Despite using the most advanced monitoring equipment, US seismologists had no precise foresight of the California earthquake of 1989, which measured 7.1 on the Richter. So, it is not only Indian seismologists like Gaur who argue that earthquake prediction is still fraught with imprecision. Alice Walker of the British Geological Survey told Down To Earth, "Earthquake predictions are rather like weather forecasts -- they can often be wide of the mark."
Says Gaur, "The key contribution of seismologists should be to indicate the broad pattern of seismological activity over the decades to come." In the light of such knowledge, proper civic planning would allow "adequate anticipation of these hazards, appropriate planning of settlements and regulation of building codes, emergency and relief procedures."

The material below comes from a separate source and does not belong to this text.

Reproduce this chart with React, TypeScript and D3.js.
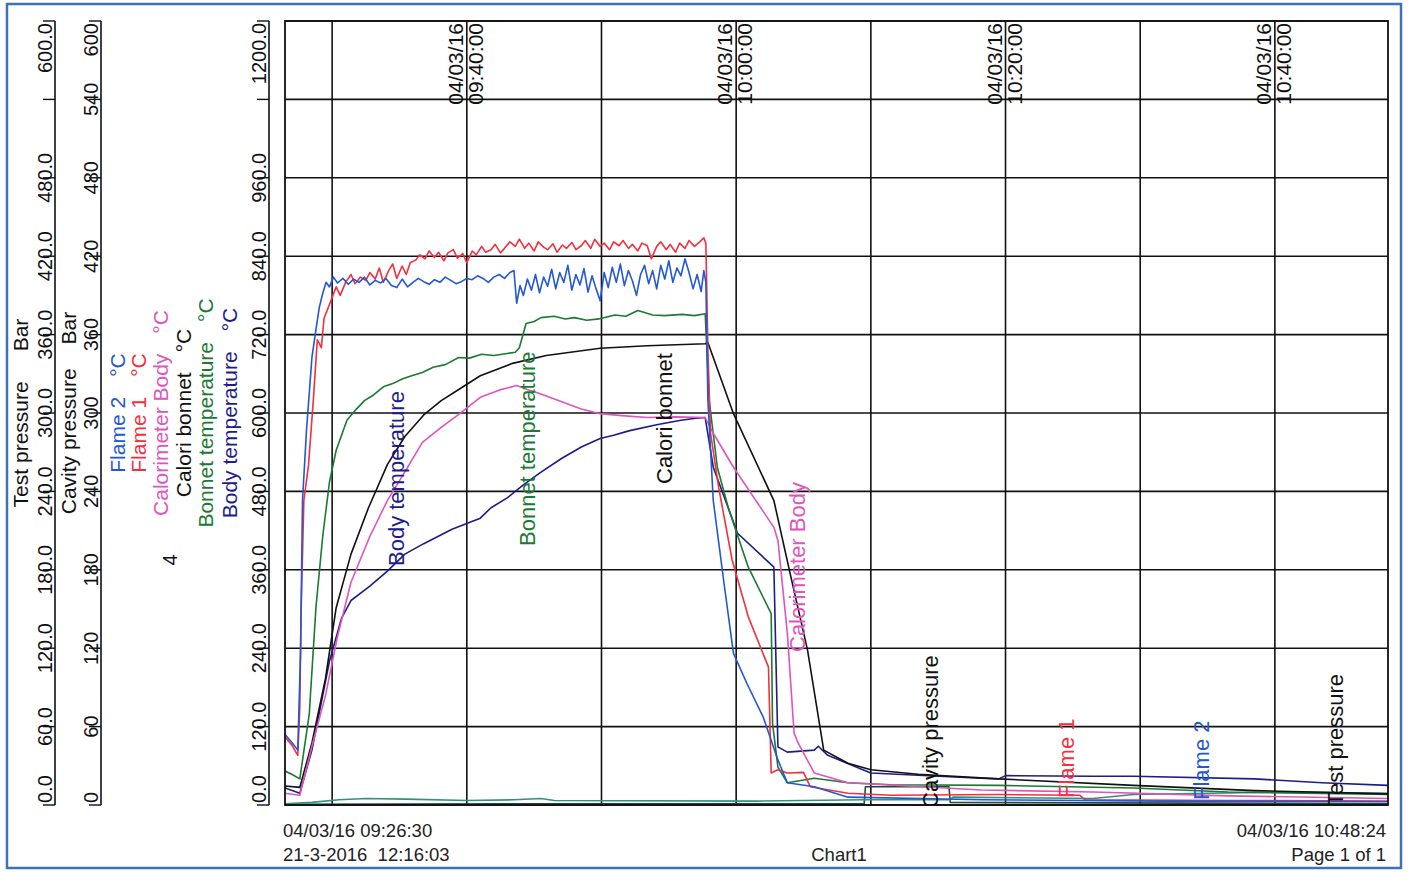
import React from 'react';
import * as d3 from 'd3';

const W = 1409;
const H = 872;
const plot = { left: 285, right: 1388, top: 21, bottom: 805 };

const START = new Date(2016, 2, 4, 9, 26, 30);
const END = new Date(2016, 2, 4, 10, 48, 24);
const PRINTED = '21-3-2016  12:16:03';
const CHART_NAME = 'Chart1';
const PAGE = 'Page 1 of 1';

type Pt = [number, number]; // [minutes after 09:26:30, value]

const flame2: Pt[] = [
  [0, 108], [0.5, 96], [0.95, 84], [1.15, 231], [1.3, 466], [1.6, 575], [2.0, 685], [2.3, 728], [2.55, 762],
  [2.8, 783], [3.05, 800], [3.3, 793], [3.6, 808], [3.9, 799], [4.3, 806], [4.7, 797], [5.1, 805], [5.5, 800],
  [5.9, 808], [6.3, 796], [6.7, 803], [7.1, 799], [7.5, 806], [7.9, 795], [8.3, 792], [8.7, 805], [9.1, 793],
  [9.5, 800], [9.9, 806], [10.3, 801], [10.7, 797], [11.1, 804], [11.5, 800], [11.9, 808], [12.3, 803],
  [12.7, 798], [13.1, 801], [13.5, 806], [13.9, 804], [14.3, 810], [14.7, 806], [15.1, 800], [15.5, 808],
  [15.9, 812], [16.3, 806], [16.7, 815], [17.0, 818], [17.2, 768], [17.45, 795], [17.7, 780], [18.0, 805],
  [18.3, 788], [18.6, 812], [18.9, 784], [19.2, 808], [19.5, 794], [19.8, 820], [20.1, 790], [20.4, 815],
  [20.7, 800], [21.0, 826], [21.3, 788], [21.6, 812], [21.9, 796], [22.2, 821], [22.5, 785], [22.8, 810],
  [23.1, 790], [23.4, 772], [23.7, 815], [24.0, 792], [24.3, 823], [24.6, 800], [24.9, 828], [25.2, 795],
  [25.5, 818], [25.8, 802], [26.1, 780], [26.4, 812], [26.7, 826], [27.0, 798], [27.3, 818], [27.6, 790],
  [27.9, 826], [28.2, 805], [28.5, 833], [28.8, 800], [29.1, 822], [29.4, 810], [29.7, 836], [30.0, 815],
  [30.3, 790], [30.6, 812], [30.9, 786], [31.1, 818], [31.25, 800], [31.4, 620], [31.6, 543], [31.8, 466],
  [32.6, 339], [33.3, 232], [34.3, 186], [35.5, 135], [36.6, 69], [37.3, 34], [39.3, 28], [41.8, 12],
  [51.7, 8], [65, 6], [81.9, 5],
];

const flame1: Pt[] = [
  [0, 104], [0.5, 92], [0.95, 76], [1.1, 150], [1.2, 300], [1.4, 466], [1.75, 521], [2.1, 619], [2.4, 712],
  [2.7, 700], [2.9, 745], [3.3, 766], [3.8, 793], [4.1, 780], [4.5, 800], [4.9, 812], [5.2, 798], [5.6, 808],
  [6.0, 803], [6.3, 815], [6.7, 805], [7.0, 822], [7.3, 800], [7.7, 818], [8.0, 828], [8.3, 806], [8.7, 825],
  [9.0, 812], [9.3, 830], [9.7, 834], [10.0, 842], [10.4, 836], [10.7, 848], [11.1, 838], [11.4, 846],
  [11.8, 833], [12.1, 845], [12.5, 850], [12.8, 837], [13.2, 844], [13.5, 830], [13.9, 848], [14.2, 842],
  [14.6, 855], [14.9, 846], [15.3, 850], [15.6, 858], [16.0, 845], [16.3, 852], [16.7, 862], [17.1, 855],
  [17.4, 866], [17.8, 852], [18.1, 860], [18.5, 848], [18.8, 862], [19.2, 854], [19.5, 850], [19.9, 859],
  [20.2, 846], [20.6, 857], [20.9, 852], [21.3, 861], [21.6, 850], [22.0, 856], [22.3, 864], [22.7, 852],
  [23.0, 866], [23.4, 855], [23.7, 860], [24.1, 850], [24.4, 862], [24.8, 856], [25.1, 864], [25.5, 852],
  [25.8, 858], [26.2, 848], [26.5, 860], [26.9, 856], [27.2, 836], [27.6, 855], [27.9, 862], [28.3, 850],
  [28.6, 858], [29.0, 846], [29.3, 860], [29.7, 852], [30.0, 864], [30.4, 855], [30.8, 862], [31.1, 868],
  [31.25, 860], [31.4, 696], [31.6, 569], [32.2, 486], [33.2, 375], [34.4, 288], [35.9, 211], [36.1, 49],
  [36.6, 54], [37.3, 49], [38.5, 50], [39.0, 28], [41.8, 18], [45, 15], [53, 16], [59, 15], [59.4, 8],
  [70, 7], [81.9, 6],
];

const calorimeterBody: Pt[] = [
  [0, 18], [1.1, 15], [2.0, 90], [3.0, 167], [3.9, 258], [4.9, 341], [6.3, 411], [7.6, 466], [8.9, 510],
  [10.2, 555], [11.6, 578], [12.9, 598], [14.5, 624], [15.9, 635], [17.2, 642], [18.0, 636], [18.9, 630],
  [20.7, 616], [22.0, 606], [23.4, 599], [25.0, 596], [26.9, 593], [29.0, 594], [31.2, 593], [31.8, 569],
  [33.3, 517], [36.3, 425], [36.6, 405], [37.3, 263], [37.8, 110], [38.1, 95], [39.3, 49], [41.8, 34],
  [51.7, 23], [60, 20], [70, 14], [81.9, 10],
];

const caloriBonnet: Pt[] = [
  [0, 29], [1.1, 27], [2.0, 95], [3.0, 193], [3.8, 302], [4.9, 384], [6.2, 455], [7.6, 521], [8.9, 564],
  [10.3, 597], [11.6, 619], [12.9, 636], [14.5, 657], [16.9, 676], [19.4, 688], [23.4, 699], [26.9, 703],
  [31.2, 706], [31.4, 708], [33.3, 599], [36.3, 466], [37.5, 355], [38.8, 237], [40.0, 84], [41.8, 64],
  [43.5, 54], [47, 47], [53, 40], [63, 30], [72, 22], [81.9, 17],
];

const bonnetTemp: Pt[] = [
  [0, 52], [0.5, 47], [1.1, 40], [1.8, 139], [2.3, 303], [2.8, 411], [3.3, 494], [3.8, 543], [4.6, 589],
  [5.3, 606], [5.9, 619], [6.6, 628], [7.3, 640], [8.0, 645], [8.7, 652], [9.4, 657], [10.2, 662], [11.0, 670],
  [11.9, 674], [12.9, 685], [13.7, 684], [14.6, 690], [15.5, 688], [16.5, 691], [17.1, 693], [17.4, 700],
  [17.9, 737], [18.5, 740], [19.0, 746], [20.0, 748], [20.8, 744], [21.5, 746], [22.4, 742], [23.3, 744],
  [24.5, 750], [25.3, 748], [26.2, 757], [27.3, 750], [28.2, 749], [29.5, 751], [30.4, 749], [31.2, 752],
  [31.5, 619], [32.1, 517], [32.9, 456], [34.4, 364], [36.1, 293], [36.2, 125], [36.6, 58], [37.3, 34],
  [39.3, 41], [41.8, 34], [45, 31], [53, 30], [63, 26], [70, 20], [81.9, 16],
];

const bodyTemp: Pt[] = [
  [0, 26], [1.1, 18], [2.0, 84], [3.3, 220], [4.2, 286], [4.9, 313], [6.3, 335], [7.6, 358], [8.9, 384],
  [10.3, 400], [12.4, 422], [14.5, 439], [15.3, 455], [16.5, 470], [17.7, 490], [18.9, 508], [20.5, 530],
  [22.0, 548], [23.4, 561], [24.4, 566], [25.6, 573], [27.6, 582], [29.4, 589], [30.5, 592], [31.2, 593],
  [31.8, 517], [33.6, 416], [36.3, 364], [36.6, 89], [37.3, 81], [39.3, 84], [39.6, 90], [40.3, 76],
  [43.5, 49], [51.7, 41], [53.0, 40], [53.5, 45], [60, 44], [63, 44], [72, 40], [77, 34], [81.9, 30],
];

const testPressure: Pt[] = [
  [0, 1], [2, 2], [4, 4], [6, 5], [9, 4.5], [13.5, 3.5], [17, 4], [19, 5], [20, 3.5], [35, 3], [43, 4],
  [49.4, 4], [49.6, 6], [60, 5], [63, 8], [75, 10], [81.9, 9],
];

const cavityPressure: Pt[] = [
  [0, 0.5], [20, 1], [43, 1], [43.1, 14], [49.3, 14], [49.4, 2], [81.9, 1],
];

const tempTicks = d3.range(0, 1201, 120);
const pressTicks = d3.range(0, 601, 60);
const hiddenTemp = [1080];
const hiddenTest = [540];

interface Series {
  name: string;
  unit: string;
  color: string;
  data: Pt[];
  kind: 'temp' | 'press';
}

const series: Series[] = [
  { name: 'Cavity pressure', unit: 'Bar', color: '#1f4a3a', data: cavityPressure, kind: 'press' },
  { name: 'Test pressure', unit: 'Bar', color: '#2f927f', data: testPressure, kind: 'press' },
  { name: 'Body temperature', unit: '°C', color: '#1c1c8a', data: bodyTemp, kind: 'temp' },
  { name: 'Bonnet temperature', unit: '°C', color: '#1b7a32', data: bonnetTemp, kind: 'temp' },
  { name: 'Calori bonnet', unit: '°C', color: '#111111', data: caloriBonnet, kind: 'temp' },
  { name: 'Calorimeter Body', unit: '°C', color: '#dd55bd', data: calorimeterBody, kind: 'temp' },
  { name: 'Flame 1', unit: '°C', color: '#f2303e', data: flame1, kind: 'temp' },
  { name: 'Flame 2', unit: '°C', color: '#2457d4', data: flame2, kind: 'temp' },
];

// legend column on the left, [name, baseline x]
const legendCols: [string, number][] = [
  ['Flame 2', 125], ['Flame 1', 146], ['Calorimeter Body', 168],
  ['Calori bonnet', 191], ['Bonnet temperature', 213], ['Body temperature', 237],
];

// in-plot series labels: [name, baseline x, start y (bottom)]
const plotLabels: [string, number, number][] = [
  ['Body temperature', 404, 566], ['Bonnet temperature', 535, 546], ['Calori bonnet', 672, 484],
  ['Calorimeter Body', 805, 652], ['Cavity pressure', 938, 808], ['Flame 1', 1074, 798],
  ['Flame 2', 1209, 800], ['Test pressure', 1343, 806],
];

const FONT = '"Liberation Sans", Arial, sans-serif';

const at = (m: number) => new Date(START.getTime() + m * 60000);

const VText: React.FC<{ x: number; y: number; anchor?: string; size: number; fill?: string; children: React.ReactNode }> =
  ({ x, y, anchor = 'start', size, fill = '#111', children }) => (
    <text transform={`translate(${x},${y}) rotate(-90)`} textAnchor={anchor} fontSize={size} fill={fill}>
      {children}
    </text>
  );

const App: React.FC = () => {
  const x = d3.scaleTime().domain([START, END]).range([plot.left, plot.right]);
  const yTemp = d3.scaleLinear().domain([0, 1200]).range([plot.bottom, plot.top]);
  const yPress = d3.scaleLinear().domain([0, 600]).range([plot.bottom, plot.top]);

  const gridTimes = x.ticks(d3.timeMinute.every(10)!);
  const labelTimes = x.ticks(d3.timeMinute.every(20)!);
  const fmtDate = d3.timeFormat('%d/%m/%y');
  const fmtTime = d3.timeFormat('%H:%M:%S');
  const fmtFull = d3.timeFormat('%d/%m/%y %H:%M:%S');

  const colorOf = (n: string) => series.find(s => s.name === n)!.color;

  const tickLabel = (v: number, max: number, yv: number, bx: number, text: string, key: string) => {
    const anchor = v === 0 ? 'start' : v === max ? 'end' : 'middle';
    const yy = v === 0 ? yv - 2 : v === max ? yv + 2 : yv;
    return <VText key={key} x={bx} y={yy} anchor={anchor} size={20}>{text}</VText>;
  };

  const axis = (ax: number, ticks: number[], scale: d3.ScaleLinear<number, number>, max: number,
    fmt: (v: number) => string, hidden: number[], id: string) => (
    <g key={id}>
      <line x1={ax} x2={ax} y1={plot.top} y2={plot.bottom} stroke="#111" strokeWidth={1.6} />
      {ticks.map(v => (
        <line key={v} x1={ax - 12} x2={ax} y1={scale(v)} y2={scale(v)} stroke="#111" strokeWidth={1.4} />
      ))}
      {ticks.filter(v => !hidden.includes(v)).map(v =>
        tickLabel(v, max, scale(v), ax - 3, fmt(v), `${id}${v}`))}
    </g>
  );

  return (
    <div style={{ position: 'fixed', left: 0, top: 0, background: '#fff' }}>
      <svg width={W} height={H} style={{ display: 'block', fontFamily: FONT }}>
        <rect x={0} y={0} width={W} height={H} fill="#fff" />
        <defs>
          <clipPath id="plotClip">
            <rect x={plot.left} y={plot.top} width={plot.right - plot.left} height={plot.bottom - plot.top} />
          </clipPath>
        </defs>

        {/* left axes */}
        {axis(55, pressTicks, yPress, 600, d3.format('.1f'), hiddenTest, 'tp')}
        {axis(101, pressTicks, yPress, 600, d3.format('d'), [], 'cp')}
        {axis(269, tempTicks, yTemp, 1200, d3.format('.1f'), hiddenTemp, 'tt')}

        {/* axis titles and legend */}
        <g>
          <VText x={28} y={413} anchor="middle" size={21}>Test pressure<tspan dx={30}>Bar</tspan></VText>
          <VText x={76} y={413} anchor="middle" size={21}>Cavity pressure<tspan dx={24}>Bar</tspan></VText>
          {legendCols.map(([n, bx]) => (
            <VText key={n} x={bx} y={413} anchor="middle" size={21} fill={colorOf(n)}>
              {n}<tspan dx={20}>°C</tspan>
            </VText>
          ))}
          <VText x={177} y={560} anchor="middle" size={20}>4</VText>
        </g>

        {/* grid */}
        <g stroke="#111" strokeWidth={1.6}>
          {tempTicks.map(v => (
            <line key={v} x1={plot.left} x2={plot.right} y1={yTemp(v)} y2={yTemp(v)} />
          ))}
          {gridTimes.map(t => (
            <line key={+t} x1={x(t)} x2={x(t)} y1={plot.top} y2={plot.bottom} />
          ))}
        </g>

        {/* time labels */}
        {labelTimes.map(t => (
          <g key={+t}>
            <VText x={x(t) - 4} y={23} anchor="end" size={21}>{fmtDate(t)}</VText>
            <VText x={x(t) + 16} y={23} anchor="end" size={21}>{fmtTime(t)}</VText>
          </g>
        ))}

        {/* series */}
        <g clipPath="url(#plotClip)" fill="none" strokeWidth={1.6} strokeLinejoin="round">
          {series.map(s => {
            const ys = s.kind === 'temp' ? yTemp : yPress;
            const line = d3.line<Pt>().x(d => x(at(d[0]))).y(d => ys(d[1]));
            return <path key={s.name} d={line(s.data) ?? ''} stroke={s.color} />;
          })}
        </g>

        <g clipPath="url(#plotClip)">
          {plotLabels.map(([n, bx, by]) => {
            const s = series.find(q => q.name === n)!;
            const fill = s.kind === 'press' ? '#111' : s.color;
            return <VText key={n} x={bx} y={by} anchor="start" size={22} fill={fill}>{n}</VText>;
          })}
        </g>

        <rect x={plot.left} y={plot.top} width={plot.right - plot.left} height={plot.bottom - plot.top}
          fill="none" stroke="#111" strokeWidth={1.8} />

        {/* footer */}
        <g fontSize={18.5} fill="#222">
          <text x={283} y={837}>{fmtFull(START)}</text>
          <text x={283} y={861} style={{ whiteSpace: 'pre' }}>{PRINTED}</text>
          <text x={839} y={861} textAnchor="middle">{CHART_NAME}</text>
          <text x={1386} y={837} textAnchor="end">{fmtFull(END)}</text>
          <text x={1386} y={861} textAnchor="end">{PAGE}</text>
        </g>

        <rect x={7} y={4} width={1394} height={864} fill="none" stroke="#3d72bb" strokeWidth={2.5} />
      </svg>
    </div>
  );
};

export default App;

But what lends the killer edge to any earthquake is the unpreparedness of humans. Only one person died in the California earthquake, but some 30,000 people died in Latur.
Indian seismologists plead that their field of study should be equipped to enable safe siting and housing in advance. Though earthquakes can be delayed upto 100 years from the anticipated date, the impact will depend on how wisely the interregnum has been used.
In 1905, a major earthquake rocked Himachal Pradesh's Kangra district, claiming 20,000 lives. The next quake in Kangra is expected by 2010, but it could miss that year by a long margin. Seismologist A S Arya of Roorkee University has already gained credence among his colleagues for forecasting that between 90,000 and 350,000 people in the area will die in case of the event. That tragedy can definitely be avoided.